→ **Directive**: Skip the pictures and quote all of the lines exactly.
--- Start Supplied data ---
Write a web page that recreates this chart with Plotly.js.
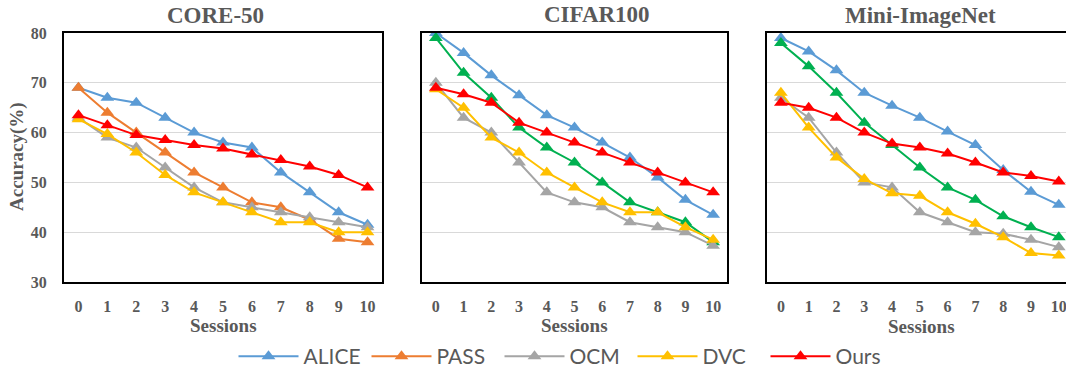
<!DOCTYPE html>
<html>
<head>
<meta charset="utf-8">
<script src="https://cdn.plot.ly/plotly-3.0.1.min.js"></script>
<style>html,body{margin:0;padding:0;background:#fff;}#chart{width:1066px;height:377px;}</style>
</head>
<body>
<div id="chart"></div>
<script>
const sessions = [0,1,2,3,4,5,6,7,8,9,10];
const tickLabels = ["0","1","2","3","4","5","6","7","8","9","10"];
const panelTitles = ["CORE-50","CIFAR100","Mini-ImageNet"];

// CORE-50
const core_ALICE = [69,67,66,63,60,58,57,52,48,44,41.5];
const core_PASS  = [69,64,60,56,52,49,46,45,42.5,38.7,38];
const core_OCM   = [63,59,57,53,49,46,45,44,43,42,41];
const core_DVC   = [62.7,59.7,56,51.5,48,46,44,42,42,40,40];
const core_Ours  = [63.5,61.5,59.5,58.5,57.5,56.8,55.6,54.5,53.2,51.5,49];

// CIFAR100
const cifar_ALICE = [80,76,71.5,67.5,63.5,61,58,55,51,46.5,43.5];
const cifar_Green = [79,72,67,61,57,54,50,46,44,42,38];
const cifar_OCM   = [70,63,60,54,48,46,45,42,41,40,37.3];
const cifar_DVC   = [68.7,65,59,56,52,49,46,44,44,41,38.5];
const cifar_Ours  = [69,67.7,66,62,60,58,56,54,52,50,48];

// Mini-ImageNet
const mini_ALICE = [79,76.3,72.5,68,65.4,63,60.2,57.5,52.5,48.1,45.5];
const mini_Green = [78,73.3,68,62,57.5,53,49,46.5,43.2,41,39];
const mini_OCM   = [67,63,56,50,49,44,42,40,39.7,38.5,37];
const mini_DVC   = [68,61,55,50.7,47.8,47.3,44,41.7,39,35.8,35.3];
const mini_Ours  = [66,65,63,60,57.8,57,55.8,54,52,51.3,50.2];

const colors = {ALICE:"#5B9BD5", PASS:"#ED7D31", OCM:"#A5A5A5", DVC:"#FFC000", Ours:"#FF0000", Green:"#00B050"};
const W = 1066, H = 377;
const textGray = "#595959";

function tr(name, y, ax, color, legend){
  return {x: sessions, y: y, type: "scatter", mode: "lines+markers", name: name,
    xaxis: ax[0], yaxis: ax[1], showlegend: legend, legendgroup: name,
    line: {color: color, width: 2},
    marker: {symbol: "triangle-up", size: 12, color: color}};
}
const data = [
  tr("ALICE", core_ALICE, ["x","y"], colors.ALICE, true),
  tr("PASS", core_PASS, ["x","y"], colors.PASS, true),
  tr("OCM", core_OCM, ["x","y"], colors.OCM, true),
  tr("DVC", core_DVC, ["x","y"], colors.DVC, true),
  tr("Ours", core_Ours, ["x","y"], colors.Ours, true),

  tr("ALICE", cifar_ALICE, ["x2","y2"], colors.ALICE, false),
  tr("Other", cifar_Green, ["x2","y2"], colors.Green, false),
  tr("OCM", cifar_OCM, ["x2","y2"], colors.OCM, false),
  tr("DVC", cifar_DVC, ["x2","y2"], colors.DVC, false),
  tr("Ours", cifar_Ours, ["x2","y2"], colors.Ours, false),

  tr("ALICE", mini_ALICE, ["x3","y3"], colors.ALICE, false),
  tr("Other", mini_Green, ["x3","y3"], colors.Green, false),
  tr("OCM", mini_OCM, ["x3","y3"], colors.OCM, false),
  tr("DVC", mini_DVC, ["x3","y3"], colors.DVC, false),
  tr("Ours", mini_Ours, ["x3","y3"], colors.Ours, false)
];

const tickFont = {family: "Liberation Serif, Times New Roman, serif", size: 16, color: textGray, weight: "bold"};
const yDom = [1 - 282/H, 1 - 33/H];

function xax(dom, range, mirror){
  return {domain: dom, range: range, tickmode: "array", tickvals: sessions, ticktext: tickLabels,
    showgrid: false, zeroline: false, showline: true, linecolor: "#000", linewidth: 2, mirror: mirror,
    ticks: "", tickfont: tickFont, ticklabelstandoff: 9, ticklabeloverflow: "allow", fixedrange: true};
}
function yax(anchor, showLabels, mirror){
  return {anchor: anchor, domain: yDom, range: [30, 80], tickvals: [30,40,50,60,70,80],
    showgrid: true, gridcolor: "#D9D9D9", gridwidth: 1, zeroline: false,
    showline: true, linecolor: "#000", linewidth: 2, mirror: mirror,
    ticks: "", showticklabels: showLabels, tickfont: tickFont, ticklabelstandoff: 12, fixedrange: true};
}

const titleFont = {family: "Liberation Serif, Times New Roman, serif", size: 23, color: textGray, weight: "bold"};
const axTitleFont = {family: "Liberation Serif, Times New Roman, serif", size: 19, color: textGray, weight: "bold"};
function ann(text, px, py, font, angle){
  return {text: text, x: px / W, y: 1 - py / H, xref: "paper", yref: "paper",
    xanchor: "center", yanchor: "middle", showarrow: false, font: font, textangle: angle || 0};
}

const layout = {
  width: W, height: H,
  margin: {l: 0, r: 0, t: 0, b: 0},
  paper_bgcolor: "#fff", plot_bgcolor: "#fff",
  xaxis: Object.assign(xax([64/W, 382/W], [-0.5, 10.5], true), {anchor: "y"}),
  yaxis: yax("x", true, true),
  xaxis2: Object.assign(xax([422/W, 727/W], [-0.5, 10.5], true), {anchor: "y2"}),
  yaxis2: yax("x2", false, true),
  xaxis3: Object.assign(xax([767/W, 1], [-0.5, 10.26], true), {anchor: "y3"}),
  yaxis3: yax("x3", false, false),
  showlegend: true,
  legend: {orientation: "h", x: 566/W, y: 0, xanchor: "center", yanchor: "bottom",
    font: {family: "Lato, Carlito, sans-serif", size: 21, color: textGray},
    itemwidth: 60, entrywidth: 58, entrywidthmode: "pixels", tracegroupgap: 0, bgcolor: "rgba(0,0,0,0)"},
  annotations: [
    ann(panelTitles[0], 215, 16, titleFont),
    ann(panelTitles[1], 597, 15, titleFont),
    ann(panelTitles[2], 920, 16, titleFont),
    ann("Sessions", 223, 325, axTitleFont),
    ann("Sessions", 574, 325, axTitleFont),
    ann("Sessions", 921, 326, axTitleFont),
    ann("Accuracy(%)", 17, 157, axTitleFont, -90)
  ]
};

Plotly.newPlot("chart", data, layout, {staticPlot: true, displayModeBar: false});
</script>
</body>
</html>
--- End Supplied data ---
→ **The result**:
Write a web page that recreates this chart with Plotly.js.
<!DOCTYPE html>
<html>
<head>
<meta charset="utf-8">
<script src="https://cdn.plot.ly/plotly-3.0.1.min.js"></script>
<style>html,body{margin:0;padding:0;background:#fff;}#chart{width:1066px;height:377px;}</style>
</head>
<body>
<div id="chart"></div>
<script>
const sessions = [0,1,2,3,4,5,6,7,8,9,10];
const tickLabels = ["0","1","2","3","4","5","6","7","8","9","10"];
const panelTitles = ["CORE-50","CIFAR100","Mini-ImageNet"];

// CORE-50
const core_ALICE = [69,67,66,63,60,58,57,52,48,44,41.5];
const core_PASS  = [69,64,60,56,52,49,46,45,42.5,38.7,38];
const core_OCM   = [63,59,57,53,49,46,45,44,43,42,41];
const core_DVC   = [62.7,59.7,56,51.5,48,46,44,42,42,40,40];
const core_Ours  = [63.5,61.5,59.5,58.5,57.5,56.8,55.6,54.5,53.2,51.5,49];

// CIFAR100
const cifar_ALICE = [80,76,71.5,67.5,63.5,61,58,55,51,46.5,43.5];
const cifar_Green = [79,72,67,61,57,54,50,46,44,42,38];
const cifar_OCM   = [70,63,60,54,48,46,45,42,41,40,37.3];
const cifar_DVC   = [68.7,65,59,56,52,49,46,44,44,41,38.5];
const cifar_Ours  = [69,67.7,66,62,60,58,56,54,52,50,48];

// Mini-ImageNet
const mini_ALICE = [79,76.3,72.5,68,65.4,63,60.2,57.5,52.5,48.1,45.5];
const mini_Green = [78,73.3,68,62,57.5,53,49,46.5,43.2,41,39];
const mini_OCM   = [67,63,56,50,49,44,42,40,39.7,38.5,37];
const mini_DVC   = [68,61,55,50.7,47.8,47.3,44,41.7,39,35.8,35.3];
const mini_Ours  = [66,65,63,60,57.8,57,55.8,54,52,51.3,50.2];

const colors = {ALICE:"#5B9BD5", PASS:"#ED7D31", OCM:"#A5A5A5", DVC:"#FFC000", Ours:"#FF0000", Green:"#00B050"};
const W = 1066, H = 377;
const textGray = "#595959";

function tr(name, y, ax, color, legend){
  return {x: sessions, y: y, type: "scatter", mode: "lines+markers", name: name,
    xaxis: ax[0], yaxis: ax[1], showlegend: legend, legendgroup: name,
    line: {color: color, width: 2},
    marker: {symbol: "triangle-up", size: 12, color: color}};
}
const data = [
  tr("ALICE", core_ALICE, ["x","y"], colors.ALICE, true),
  tr("PASS", core_PASS, ["x","y"], colors.PASS, true),
  tr("OCM", core_OCM, ["x","y"], colors.OCM, true),
  tr("DVC", core_DVC, ["x","y"], colors.DVC, true),
  tr("Ours", core_Ours, ["x","y"], colors.Ours, true),

  tr("ALICE", cifar_ALICE, ["x2","y2"], colors.ALICE, false),
  tr("Other", cifar_Green, ["x2","y2"], colors.Green, false),
  tr("OCM", cifar_OCM, ["x2","y2"], colors.OCM, false),
  tr("DVC", cifar_DVC, ["x2","y2"], colors.DVC, false),
  tr("Ours", cifar_Ours, ["x2","y2"], colors.Ours, false),

  tr("ALICE", mini_ALICE, ["x3","y3"], colors.ALICE, false),
  tr("Other", mini_Green, ["x3","y3"], colors.Green, false),
  tr("OCM", mini_OCM, ["x3","y3"], colors.OCM, false),
  tr("DVC", mini_DVC, ["x3","y3"], colors.DVC, false),
  tr("Ours", mini_Ours, ["x3","y3"], colors.Ours, false)
];

const tickFont = {family: "Liberation Serif, Times New Roman, serif", size: 16, color: textGray, weight: "bold"};
const yDom = [1 - 282/H, 1 - 33/H];

function xax(dom, range, mirror){
  return {domain: dom, range: range, tickmode: "array", tickvals: sessions, ticktext: tickLabels,
    showgrid: false, zeroline: false, showline: true, linecolor: "#000", linewidth: 2, mirror: mirror,
    ticks: "", tickfont: tickFont, ticklabelstandoff: 9, ticklabeloverflow: "allow", fixedrange: true};
}
function yax(anchor, showLabels, mirror){
  return {anchor: anchor, domain: yDom, range: [30, 80], tickvals: [30,40,50,60,70,80],
    showgrid: true, gridcolor: "#D9D9D9", gridwidth: 1, zeroline: false,
    showline: true, linecolor: "#000", linewidth: 2, mirror: mirror,
    ticks: "", showticklabels: showLabels, tickfont: tickFont, ticklabelstandoff: 12, fixedrange: true};
}

const titleFont = {family: "Liberation Serif, Times New Roman, serif", size: 23, color: textGray, weight: "bold"};
const axTitleFont = {family: "Liberation Serif, Times New Roman, serif", size: 19, color: textGray, weight: "bold"};
function ann(text, px, py, font, angle){
  return {text: text, x: px / W, y: 1 - py / H, xref: "paper", yref: "paper",
    xanchor: "center", yanchor: "middle", showarrow: false, font: font, textangle: angle || 0};
}

const layout = {
  width: W, height: H,
  margin: {l: 0, r: 0, t: 0, b: 0},
  paper_bgcolor: "#fff", plot_bgcolor: "#fff",
  xaxis: Object.assign(xax([64/W, 382/W], [-0.5, 10.5], true), {anchor: "y"}),
  yaxis: yax("x", true, true),
  xaxis2: Object.assign(xax([422/W, 727/W], [-0.5, 10.5], true), {anchor: "y2"}),
  yaxis2: yax("x2", false, true),
  xaxis3: Object.assign(xax([767/W, 1], [-0.5, 10.26], true), {anchor: "y3"}),
  yaxis3: yax("x3", false, false),
  showlegend: true,
  legend: {orientation: "h", x: 566/W, y: 0, xanchor: "center", yanchor: "bottom",
    font: {family: "Lato, Carlito, sans-serif", size: 21, color: textGray},
    itemwidth: 60, entrywidth: 58, entrywidthmode: "pixels", tracegroupgap: 0, bgcolor: "rgba(0,0,0,0)"},
  annotations: [
    ann(panelTitles[0], 215, 16, titleFont),
    ann(panelTitles[1], 597, 15, titleFont),
    ann(panelTitles[2], 920, 16, titleFont),
    ann("Sessions", 223, 325, axTitleFont),
    ann("Sessions", 574, 325, axTitleFont),
    ann("Sessions", 921, 326, axTitleFont),
    ann("Accuracy(%)", 17, 157, axTitleFont, -90)
  ]
};

Plotly.newPlot("chart", data, layout, {staticPlot: true, displayModeBar: false});
</script>
</body>
</html>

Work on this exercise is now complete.